Num mundo como o nosso, onde a questão da justiça distributiva tem um papel central, esta parábola continua a ter uma força desconcertante. Se observarmos as teorias rivais sobre a distribuição justa dos bens resultantes da cooperação social, depressa percebemos que a rivalidade não põe em causa o essencial. Deve ser dado a cada um aquilo que lhe é devido. Onde não há acordo é sobre o que se deve a cada um ou o que cada um merece. Os critérios usados para determinar o direito dos indivíduos não geram consenso e, na verdade, são formas particulares para justificar as pretensões de cada grupo ou indivíduo.

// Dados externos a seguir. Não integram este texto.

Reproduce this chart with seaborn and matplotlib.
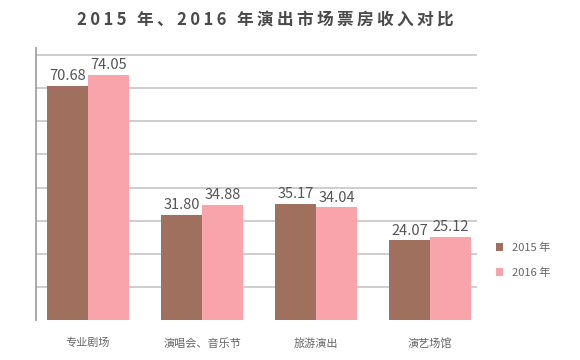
import matplotlib
matplotlib.use("Agg")
import matplotlib.pyplot as plt
import seaborn as sns
import pandas as pd

categories = ["专业剧场", "演唱会、音乐节", "旅游演出", "演艺场馆"]
years = ["2015 年", "2016 年"]
values_2015 = [70.68, 31.80, 35.17, 24.07]
values_2016 = [74.05, 34.88, 34.04, 25.12]
colors = ["#A0705E", "#F9A4AA"]

df = pd.DataFrame({
    "cat": categories * 2,
    "year": [years[0]] * 4 + [years[1]] * 4,
    "val": values_2015 + values_2016,
})

sns.set_theme(style="white")
plt.rcParams["font.family"] = ["Noto Sans CJK SC", "DejaVu Sans"]

fig = plt.figure(figsize=(5.8, 3.6), dpi=100)
ax = fig.add_axes([0.062, 0.111, 0.760, 0.756])

sns.barplot(data=df, x="cat", y="val", hue="year", palette=colors,
            width=0.72, saturation=1, ax=ax, zorder=3, legend=True,
            linewidth=0, edgecolor="none")

ax.set_ylim(0, 82.2)
ax.set_xlim(-0.457, 3.41)
ax.set_yticks(range(10, 90, 10))
ax.yaxis.grid(True, color="#c6c6c6", linewidth=1.2, zorder=0)
ax.set_axisbelow(True)
ax.set_yticklabels([])
ax.tick_params(axis="y", length=0)
ax.tick_params(axis="x", length=0, pad=13, labelsize=8, labelcolor="#666666")
ax.set_xlabel("")
ax.set_ylabel("")
for s in ["top", "right", "bottom"]:
    ax.spines[s].set_visible(False)
ax.spines["left"].set_color("#999999")
ax.spines["left"].set_linewidth(1.2)

for cont in ax.containers:
    ax.bar_label(cont, fmt="%.2f", padding=2, fontsize=10.5, color="#555555")

leg = ax.legend(loc="center left", bbox_to_anchor=(1.02, 0.22), frameon=False,
                fontsize=8, handlelength=0.7, handleheight=0.7, labelspacing=1.3,
                handletextpad=0.8)
for t in leg.get_texts():
    t.set_color("#666666")

title = "2015 年、2016 年演出市场票房收入对比"
fig.text(0.458, 0.945, "\u2009".join(title), ha="center", va="center",
         fontsize=12, fontweight="bold", color="#4a4a4a",
         family=["Noto Sans CJK SC", "DejaVu Sans"])

fig.savefig("out.png", dpi=100)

A parábola inscreve-se na controvérsia com o formalismo religioso farisaico. O formalismo abandona os homens, abandona aqueles que estão transviados e perdidos na errância, usa um princípio de segregação que opõe justos e não justos. A questão central para Cristo, porém, está nos que estão perdidos, naqueles que não são contados, pelos homens, como pertencentes ao grupo dos justos. É uma faceta do velho conflito entre sedentários e nómadas. Perante a lei moral e religiosa, os sedentários – tipificados pelos fariseus – instalam-se no território da lei, privatizam-no e excluem do território aqueles que chocam com essa mesma lei. A errância em que estes se encontram – a ideia de pecado está intimamente ligada à errância – torna-os em nómadas, gente sem território, gente que se desterritorializa a cada momento. Enquanto nos justos o impulso vital seca, parece ser transbordante nos nómadas. É a este impulso que Cristo se dirige, que convoca. É esta convocatória que traz consigo o estranho princípio de justiça presente na parábola do filho pródigo.

Nele, o princípio de igualdade não é negado mas mostrado nos seus limites. Isto significa, antes de mais, um reconhecimento de que as várias teorias sobre a justiça distributiva e o princípio de igualdade possuem apenas um valor relativo. Esta relatividade não resulta de uma vitória de teorias individualistas ou socioculturais, mas do confronto com um padrão que ultrapassa a medida humana. A justeza (mais do que a justiça) do comportamento do pai perante os dois filhos emana de uma ordem que não é a que provém da razão calculadora (tipificada pelo filho justo). Implica um elevar-se ao padrão que faz com que um pai se alegre pelo retorno de um filho perdido na errância. Provoca os homens a deslocar a sua perspectiva do mundo e do bem e a aceder a um topos que integre e ultrapasse as conjecturas sobre a justiça fundada numa visão puramente humana da razão. O que não deixa nunca de ser chocante para esta e desconcertante para os homens.